Written request:
Repeat the data below exactly, dropping any pictures it holds.

Material:
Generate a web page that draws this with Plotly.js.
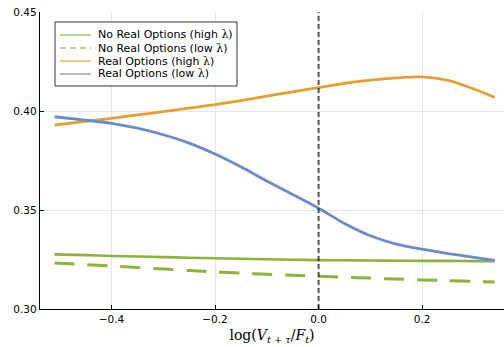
<!DOCTYPE html>
<html>
<head>
<meta charset="utf-8">
<script src="https://cdn.plot.ly/plotly-3.0.1.min.js"></script>
<style>html,body{margin:0;padding:0;background:#fff;}#chart{width:504px;height:347px;}</style>
</head>
<body>
<div id="chart"></div>
<script>
// ---- data ----
const xGrid = [-0.51, -0.45, -0.4, -0.35, -0.3, -0.25, -0.2, -0.15, -0.1, -0.05, 0, 0.05, 0.1, 0.15, 0.2, 0.25, 0.3, 0.34];
const noRoHigh = [0.3276, 0.3272, 0.3268, 0.3265, 0.3262, 0.3259, 0.3256, 0.3254, 0.3251, 0.3249, 0.3247, 0.3246, 0.3245, 0.3244, 0.3243, 0.3243, 0.3242, 0.3242];
const noRoLow  = [0.3232, 0.3224, 0.3217, 0.3209, 0.3202, 0.3194, 0.3187, 0.3181, 0.3176, 0.3170, 0.3165, 0.3160, 0.3156, 0.3151, 0.3147, 0.3143, 0.3139, 0.3136];
const roHigh   = [0.3929, 0.3948, 0.3963, 0.3980, 0.3997, 0.4014, 0.4032, 0.4053, 0.4075, 0.4097, 0.4118, 0.4140, 0.4156, 0.4167, 0.4172, 0.4155, 0.4111, 0.4069];
const roLow    = [0.3971, 0.3954, 0.3938, 0.3913, 0.3880, 0.3838, 0.3783, 0.3718, 0.3646, 0.3578, 0.3509, 0.3432, 0.3370, 0.3328, 0.3302, 0.3280, 0.3261, 0.3245];
const seriesNames = ["No Real Options (high λ)", "No Real Options (low λ)", "Real Options (high λ)", "Real Options (low λ)"];
const xTickVals = [-0.4, -0.2, 0.0, 0.2];
const xTickText = ["−0.4", "−0.2", "0.0", "0.2"];
const yTickVals = [0.30, 0.35, 0.40, 0.45];
const yTickText = ["0.30", "0.35", "0.40", "0.45"];
const vLineX = 0;

// ---- styles ----
const green = "#8db33a", orange = "#e6a030", blue = "#6a8ccb";
const colors = [green, green, orange, blue];
const dashes = ["solid", "20px,13px", "solid", "solid"];
const widths = [2.6, 3, 2.8, 2.8];
const ys = [noRoHigh, noRoLow, roHigh, roLow];

const traces = ys.map((y, i) => ({
  x: xGrid, y: y, type: "scatter", mode: "lines", name: seriesNames[i],
  line: {color: colors[i], width: widths[i], dash: dashes[i], shape: "spline", smoothing: 0.7},
  showlegend: false, hoverinfo: "skip"
}));

// plot-area geometry (pixels) for custom legend
const L = 40, T = 12, W = 464, H = 297;
const px = x => (x - L) / W;
const py = y => 1 - (y - T) / H;

const shapes = [
  {type: "line", xref: "x", yref: "paper", x0: vLineX, x1: vLineX, y0: 0, y1: 1,
   line: {color: "rgba(0,0,0,0.65)", width: 2, dash: "5px,3px"}, layer: "above"},
  {type: "rect", xref: "paper", yref: "paper", x0: px(55), x1: px(237), y0: py(22), y1: py(86),
   fillcolor: "#fff", line: {color: "#333", width: 1}, layer: "above"}
];
const annotations = [];
const rowY = [35, 48, 61, 74];
seriesNames.forEach((n, i) => {
  shapes.push({type: "line", xref: "paper", yref: "paper", x0: px(60), x1: px(91), y0: py(rowY[i]), y1: py(rowY[i]),
    line: {color: colors[i], width: 1.5, dash: i === 1 ? "6px,4px" : "solid"}, opacity: 0.75, layer: "above"});
  annotations.push({xref: "paper", yref: "paper", x: px(96), y: py(rowY[i]), xanchor: "left", yanchor: "middle",
    text: n.replace("λ", '<span style="font-family:\'DejaVu Serif\';">λ</span>'), showarrow: false,
    font: {family: "DejaVu Sans", size: 11, color: "#000"}});
});

const layout = {
  width: 504, height: 347,
  margin: {l: L, r: 504 - L - W, t: T, b: 347 - T - H},
  paper_bgcolor: "#fff", plot_bgcolor: "#fff",
  showlegend: false,
  font: {family: "DejaVu Sans", size: 11, color: "#000"},
  xaxis: {
    range: [-0.538, 0.358], tickvals: xTickVals, ticktext: xTickText,
    showgrid: true, gridcolor: "#e6e6e6", gridwidth: 1, zeroline: false,
    showline: true, linecolor: "#000", linewidth: 1.2,
    ticks: "inside", ticklen: 4, tickcolor: "#000",
    tickfont: {family: "DejaVu Sans", size: 10.5, color: "#000"},
    title: {text: '<span style="font-family:\'DejaVu Serif\';">log(<i>V</i><sub><i>t</i> + <i>τ</i></sub>/<i>F</i><sub><i>t</i></sub>)</span>',
      font: {family: "DejaVu Serif", size: 14, color: "#000"}, standoff: 6}
  },
  yaxis: {
    range: [0.30, 0.45], tickvals: yTickVals, ticktext: yTickText,
    showgrid: true, gridcolor: "#e6e6e6", gridwidth: 1, zeroline: false,
    showline: true, linecolor: "#000", linewidth: 1.2,
    ticks: "inside", ticklen: 4, tickcolor: "#000",
    tickfont: {family: "DejaVu Sans", size: 10.5, color: "#000"}
  },
  shapes: shapes, annotations: annotations
};

Plotly.newPlot("chart", traces, layout, {displayModeBar: false, staticPlot: true});
</script>
</body>
</html>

Reply to the task:
Generate a web page that draws this with Plotly.js.
<!DOCTYPE html>
<html>
<head>
<meta charset="utf-8">
<script src="https://cdn.plot.ly/plotly-3.0.1.min.js"></script>
<style>html,body{margin:0;padding:0;background:#fff;}#chart{width:504px;height:347px;}</style>
</head>
<body>
<div id="chart"></div>
<script>
// ---- data ----
const xGrid = [-0.51, -0.45, -0.4, -0.35, -0.3, -0.25, -0.2, -0.15, -0.1, -0.05, 0, 0.05, 0.1, 0.15, 0.2, 0.25, 0.3, 0.34];
const noRoHigh = [0.3276, 0.3272, 0.3268, 0.3265, 0.3262, 0.3259, 0.3256, 0.3254, 0.3251, 0.3249, 0.3247, 0.3246, 0.3245, 0.3244, 0.3243, 0.3243, 0.3242, 0.3242];
const noRoLow  = [0.3232, 0.3224, 0.3217, 0.3209, 0.3202, 0.3194, 0.3187, 0.3181, 0.3176, 0.3170, 0.3165, 0.3160, 0.3156, 0.3151, 0.3147, 0.3143, 0.3139, 0.3136];
const roHigh   = [0.3929, 0.3948, 0.3963, 0.3980, 0.3997, 0.4014, 0.4032, 0.4053, 0.4075, 0.4097, 0.4118, 0.4140, 0.4156, 0.4167, 0.4172, 0.4155, 0.4111, 0.4069];
const roLow    = [0.3971, 0.3954, 0.3938, 0.3913, 0.3880, 0.3838, 0.3783, 0.3718, 0.3646, 0.3578, 0.3509, 0.3432, 0.3370, 0.3328, 0.3302, 0.3280, 0.3261, 0.3245];
const seriesNames = ["No Real Options (high λ)", "No Real Options (low λ)", "Real Options (high λ)", "Real Options (low λ)"];
const xTickVals = [-0.4, -0.2, 0.0, 0.2];
const xTickText = ["−0.4", "−0.2", "0.0", "0.2"];
const yTickVals = [0.30, 0.35, 0.40, 0.45];
const yTickText = ["0.30", "0.35", "0.40", "0.45"];
const vLineX = 0;

// ---- styles ----
const green = "#8db33a", orange = "#e6a030", blue = "#6a8ccb";
const colors = [green, green, orange, blue];
const dashes = ["solid", "20px,13px", "solid", "solid"];
const widths = [2.6, 3, 2.8, 2.8];
const ys = [noRoHigh, noRoLow, roHigh, roLow];

const traces = ys.map((y, i) => ({
  x: xGrid, y: y, type: "scatter", mode: "lines", name: seriesNames[i],
  line: {color: colors[i], width: widths[i], dash: dashes[i], shape: "spline", smoothing: 0.7},
  showlegend: false, hoverinfo: "skip"
}));

// plot-area geometry (pixels) for custom legend
const L = 40, T = 12, W = 464, H = 297;
const px = x => (x - L) / W;
const py = y => 1 - (y - T) / H;

const shapes = [
  {type: "line", xref: "x", yref: "paper", x0: vLineX, x1: vLineX, y0: 0, y1: 1,
   line: {color: "rgba(0,0,0,0.65)", width: 2, dash: "5px,3px"}, layer: "above"},
  {type: "rect", xref: "paper", yref: "paper", x0: px(55), x1: px(237), y0: py(22), y1: py(86),
   fillcolor: "#fff", line: {color: "#333", width: 1}, layer: "above"}
];
const annotations = [];
const rowY = [35, 48, 61, 74];
seriesNames.forEach((n, i) => {
  shapes.push({type: "line", xref: "paper", yref: "paper", x0: px(60), x1: px(91), y0: py(rowY[i]), y1: py(rowY[i]),
    line: {color: colors[i], width: 1.5, dash: i === 1 ? "6px,4px" : "solid"}, opacity: 0.75, layer: "above"});
  annotations.push({xref: "paper", yref: "paper", x: px(96), y: py(rowY[i]), xanchor: "left", yanchor: "middle",
    text: n.replace("λ", '<span style="font-family:\'DejaVu Serif\';">λ</span>'), showarrow: false,
    font: {family: "DejaVu Sans", size: 11, color: "#000"}});
});

const layout = {
  width: 504, height: 347,
  margin: {l: L, r: 504 - L - W, t: T, b: 347 - T - H},
  paper_bgcolor: "#fff", plot_bgcolor: "#fff",
  showlegend: false,
  font: {family: "DejaVu Sans", size: 11, color: "#000"},
  xaxis: {
    range: [-0.538, 0.358], tickvals: xTickVals, ticktext: xTickText,
    showgrid: true, gridcolor: "#e6e6e6", gridwidth: 1, zeroline: false,
    showline: true, linecolor: "#000", linewidth: 1.2,
    ticks: "inside", ticklen: 4, tickcolor: "#000",
    tickfont: {family: "DejaVu Sans", size: 10.5, color: "#000"},
    title: {text: '<span style="font-family:\'DejaVu Serif\';">log(<i>V</i><sub><i>t</i> + <i>τ</i></sub>/<i>F</i><sub><i>t</i></sub>)</span>',
      font: {family: "DejaVu Serif", size: 14, color: "#000"}, standoff: 6}
  },
  yaxis: {
    range: [0.30, 0.45], tickvals: yTickVals, ticktext: yTickText,
    showgrid: true, gridcolor: "#e6e6e6", gridwidth: 1, zeroline: false,
    showline: true, linecolor: "#000", linewidth: 1.2,
    ticks: "inside", ticklen: 4, tickcolor: "#000",
    tickfont: {family: "DejaVu Sans", size: 10.5, color: "#000"}
  },
  shapes: shapes, annotations: annotations
};

Plotly.newPlot("chart", traces, layout, {displayModeBar: false, staticPlot: true});
</script>
</body>
</html>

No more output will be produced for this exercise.